Erdoğan, “Bu trajedinin derinleşeceği açıktır. Gazze’ye daha fazla insani yardım ulaştırılmasına yönelik uluslararası toplum ve İslam dünyasının daha fazla çaba göstermesi gerekmektedir,” dedi. “Filistinli mültecileri ayakta tutan yardım ajansı URWA’ya desteğin artırılması da son derece önemlidir,” diye vurguladı.
“İsrail, Lübnan’daki geçici görev gücüne saldırarak, Birleşmiş Milletler başta olmak üzere, uluslararası topluma meydan okumuştur. Bu saldırılara karşı net bir tepki gelmemesi en az saldırılar kadar vahimdir,” diyen Erdoğan, “Birleşmiş Milletler, başkalarının hakkını nasıl savunacak?” sorusunu yöneltti.
Bütün bu gelişmeler ışığında, Erdoğan, “Türkiye olarak, ilk günden itibaren bu soykırıma karşı itirazlarını ve ikazlarını en yüksek seviyede dile getiren ülkeyiz. Filistin halkının derdini kendi derdimiz olarak görüyoruz,” diyerek, “Tüm imkanlarımızla Filistinli kardeşlerimizin yanında olduk,” sözlerini bitirdi.
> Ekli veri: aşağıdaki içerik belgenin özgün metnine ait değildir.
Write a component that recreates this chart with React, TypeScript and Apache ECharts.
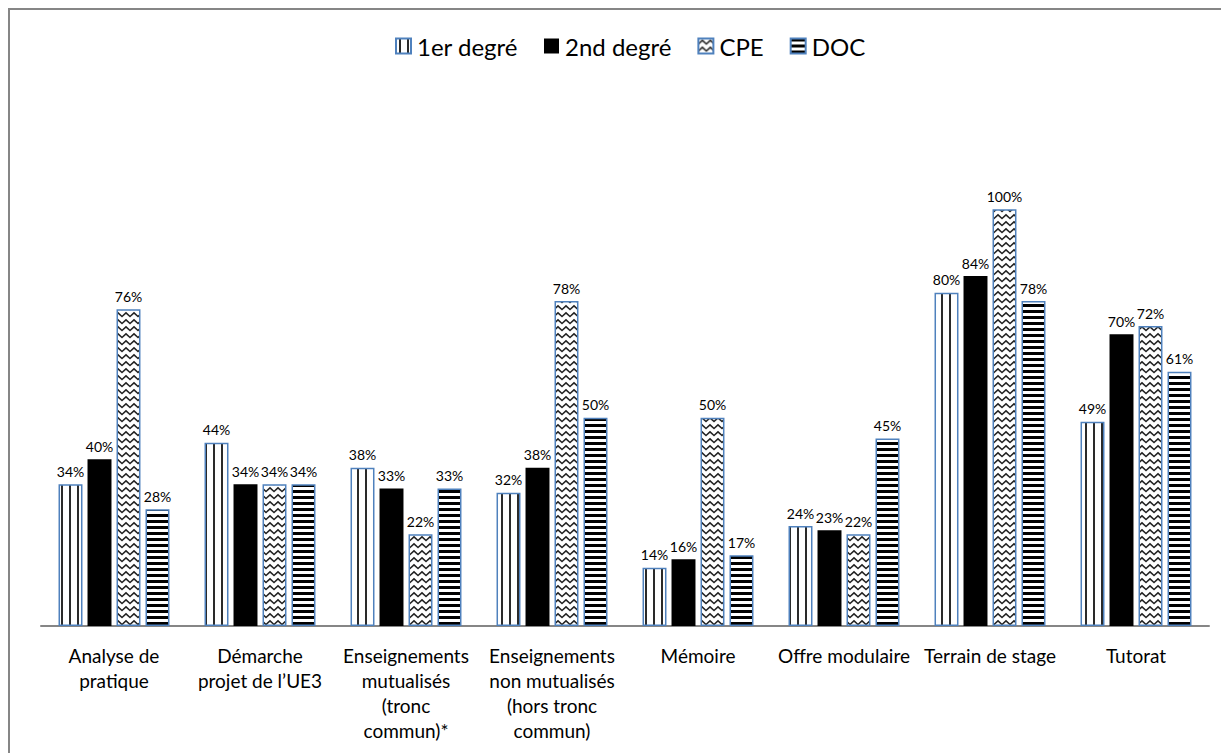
import React, { useEffect, useRef } from "react";
import * as echarts from "echarts";

const categories = [
  "Analyse de\npratique",
  "Démarche\nprojet de l’UE3",
  "Enseignements\nmutualisés\n(tronc\ncommun)*",
  "Enseignements\nnon mutualisés\n(hors tronc\ncommun)",
  "Mémoire",
  "Offre modulaire",
  "Terrain de stage",
  "Tutorat",
];
const seriesNames = ["1er degré", "2nd degré", "CPE", "DOC"];
const premierDegre = [34, 44, 38, 32, 14, 24, 80, 49];
const secondDegre = [40, 34, 33, 38, 16, 23, 84, 70];
const cpe = [76, 34, 22, 78, 50, 22, 100, 72];
const doc = [28, 34, 33, 50, 17, 45, 78, 61];

const FONT = "Lato, 'Open Sans', sans-serif";

function makePattern(kind: string) {
  const c = document.createElement("canvas");
  let w = 8, h = 8;
  if (kind === "vert") { w = 8; h = 8; }
  if (kind === "wave") { w = 8; h = 7; }
  if (kind === "horiz") { w = 8; h = 6; }
  c.width = w; c.height = h;
  const ctx = c.getContext("2d")!;
  ctx.fillStyle = "#ffffff";
  ctx.fillRect(0, 0, w, h);
  if (kind === "vert") {
    ctx.fillStyle = "#2a2a2a";
    ctx.fillRect(3, 0, 2, h);
  } else if (kind === "horiz") {
    ctx.fillStyle = "#000000";
    ctx.fillRect(0, 0, w, 3);
  } else if (kind === "wave") {
    ctx.strokeStyle = "#222222";
    ctx.lineWidth = 1.6;
    ctx.beginPath();
    ctx.moveTo(-1, 6.2);
    ctx.lineTo(0, 5.5);
    ctx.lineTo(4, 1.8);
    ctx.lineTo(8, 5.5);
    ctx.lineTo(9, 6.2);
    ctx.stroke();
  }
  return { image: c.toDataURL(), repeat: "repeat", imageWidth: w, imageHeight: h };
}

export default function App() {
  const ref = useRef<HTMLDivElement>(null);
  useEffect(() => {
    if (!ref.current) return;
    const chart = echarts.init(ref.current, null, { renderer: "svg" });
    const blue = "#4f81bd";
    const styles: any[] = [
      { color: makePattern("vert"), borderColor: blue, borderWidth: 1.5 },
      { color: "#000000", borderWidth: 0 },
      { color: makePattern("wave"), borderColor: blue, borderWidth: 1.5 },
      { color: makePattern("horiz"), borderColor: blue, borderWidth: 1.5 },
    ];
    const datas = [premierDegre, secondDegre, cpe, doc];
    chart.setOption({
      animation: false,
      textStyle: { fontFamily: FONT },
      legend: {
        top: 24,
        left: 385,
        padding: 0,
        itemWidth: 15,
        itemHeight: 15,
        itemGap: 26,
        icon: "rect",
        textStyle: { fontSize: 24, color: "#000", fontFamily: FONT, padding: [0, 0, 0, 1] },
        data: seriesNames,
      },
      grid: { left: 31, right: 20, top: 116, bottom: 127, containLabel: false },
      xAxis: {
        type: "category",
        data: categories,
        axisTick: { show: false },
        axisLine: { lineStyle: { color: "#868686", width: 2 } },
        axisLabel: {
          interval: 0,
          fontSize: 19,
          lineHeight: 25,
          color: "#000",
          margin: 17,
          fontFamily: FONT,
        },
      },
      yAxis: { type: "value", min: 0, max: 120, show: false, splitLine: { show: false } },
      series: seriesNames.map((name, i) => ({
        name,
        type: "bar",
        data: datas[i],
        barGap: "21%",
        barCategoryGap: "24%",
        itemStyle: styles[i],
        label: {
          show: true,
          position: "top",
          distance: 6,
          fontSize: 14,
          color: "#000",
          fontFamily: FONT,
          formatter: (p: any) => `${p.value}%`,
        },
      })),
    });
    return () => chart.dispose();
  }, []);
  return (
    <div
      style={{
        width: 1221,
        height: 745,
        boxSizing: "border-box",
        borderTop: "2px solid #868686",
        borderLeft: "2px solid #868686",
        background: "#fff",
        overflow: "hidden",
      }}
    >
      <div ref={ref} style={{ width: 1219, height: 743 }} />
    </div>
  );
}
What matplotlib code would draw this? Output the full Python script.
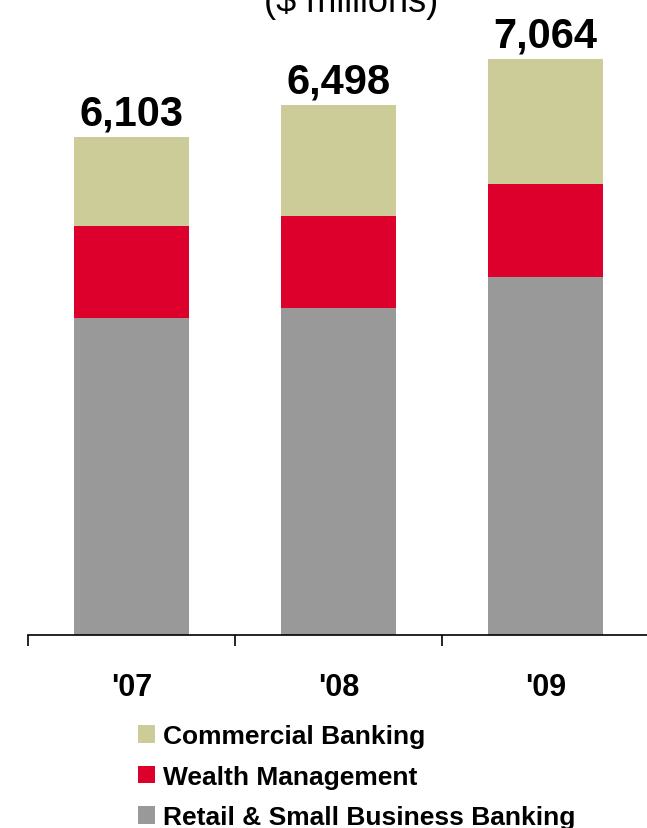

Erdoğan, “Filistinli kardeşlerimize yönelik insani yardım faaliyetlerimizi aralıksız sürdürüyoruz. Gazze’de yaşanan katliama en güçlü tepkiyi gösteren tek ülkeyiz. İsrail ile ticari ilişkileri durdurduk ve yaklaşık 9.5 milyar dolarlık ticaret hacminden vazgeçtik,” ifadelerini kullanarak, “Mısır makamlarının desteğiyle Gazzeli kardeşlerimize gönderdiğimiz insani yardımların toplamı 84 bin tonu aşmıştır,” dedi.
Sonuç olarak, Erdoğan, “Soykırımcıların uluslararası hukuka hesap vermesi için elimizden geleni yapıyoruz ve yapmaya devam edeceğiz,” diyerek, “Milletimiz boykot ve protesto gösterileriyle katliama tepkisini ortaya koyuyor,” dedi.